Nebraska is known for the food it can grow, and berries are no exception. From tart to sweet, tender to crisp, each berry brings its own resumé of delicious vitamins, nutrients, and antioxidants to entice and delight. Fresh-from-the-vine foragers and put-it-in-a-pie guys alike will find a sweet treat growing wild all across the state.
Andrew Tonnies and wife Kate are growing their own expertise in the field via Hideaway Farms, an acreage they bought near North Bend, Nebraska, and built up over the last decade. The pair had their first farmer’s market season in 2021 at Village Pointe in West Omaha, and plan to add to their offerings this season.
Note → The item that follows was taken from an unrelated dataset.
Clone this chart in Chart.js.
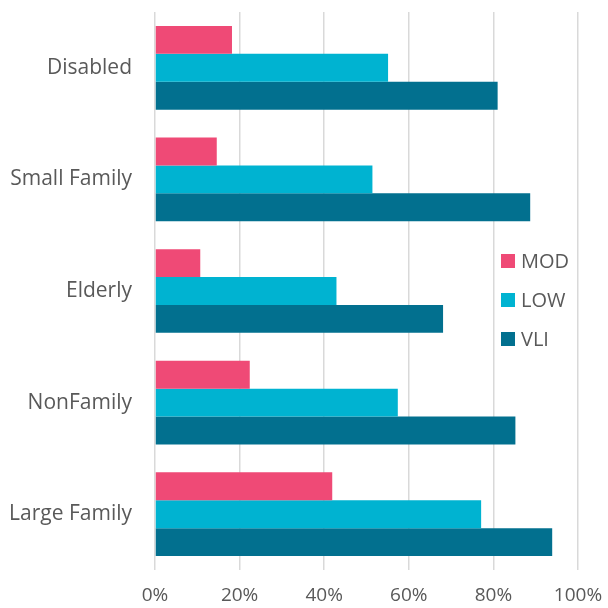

“We planted so many different things, and they’re just really starting to get going,” Andrew said of his crop’s maturity. “We raise berries and make value-added jams and jellies. We forage wild choke cherries that grow on our land, and elderberries. We use lilacs, dandelions, marigolds, and lemon verbena in our jams to create really interesting combinations.”
Tyler Glesne of Omaha is an amateur grower who makes foraging a family affair.
“I actually make elderberry jelly with my mother-in-law every year, in addition to elderberry liquor,” he said. “It’s the kids’ job to pick them and wash them. They actually really enjoy it. It’s a good bonding time every fall.”
Nebraska’s wild berries tend to be of the hardiest stock, thriving anywhere they can find full sun and be left to ripen without danger of being mowed down. Bushes can be found flourishing along the edges of wooded areas, vines climbing fences, even trees taking root in overgrown ditches and meadows. In fact, growers beware—some berry plants are invasive, spreading extremely fast and quickly taking over a habitat!
Before heading out to harvest, be sure to consider the following three questions.
Should I Eat Wild Fruits?
While many of Nebraska’s wild fruits are not only safe to eat, but wildly delicious, several berries bear the burden of toxins that can cause anything from mild itchiness to paralysis. Foragers should bring a reliable field guide, or download a berry identification app, to positively identify the plant before picking. Wild Berries and Herbs LITE is free on the App Store.
Seeing an animal snacking on a few fallen fruits might lead a person to believe the same would be safe for humans, but don’t be fooled. Many fruits that are toxic to people are a delicious, nutritious snack to birds and deer. Even the elderberry, popular for its medicinal qualities and immune-boosting properties, is dangerous to eat raw or unripe. The entire plant is poisonous to humans, and uncooked berries can react in one’s gut to create a deadly hydrogen cyanide cocktail.
May I Pick Wild Fruit in Nebraska?
Any berry picking needs to be done safely and with permission. While a bush growing along a favorite walk might be tempting, picking fruit may mean risking more than the social faux pas of stealing. Pesticides, herbicides, or ground toxins may have leeched their way into the fruit, and a pilfered handful gobbled down might result intestinal distress and abdominal pain.
Permission to forage from state parks and forests can be attained be reaching out to the park’s superintendent, while farmland and acreages often allow individuals or small groups to forage by contacting the property owner directly.
When are Wild Fruits Ripe in Nebraska?
Nebraska’s many fruits each come into season in their own time. Mulberries, strawberries, and raspberries ripen from mid-June to mid-July. Choke cherries and currants are best from mid-July to mid-August. Sand cherries, blackberries, and gooseberries should be harvested from early July to mid-August. And ground cherries and buffalo berries can be enjoyed between July and September. Elderberries can be harvested (only the ripe fruits, and cook before eating) from mid-August to mid-September.
A day of adventure and the sweet fruits of your labor are still green and wild on the vine, and just a sun-drenched summer day away from being ripe and ready to be plucked.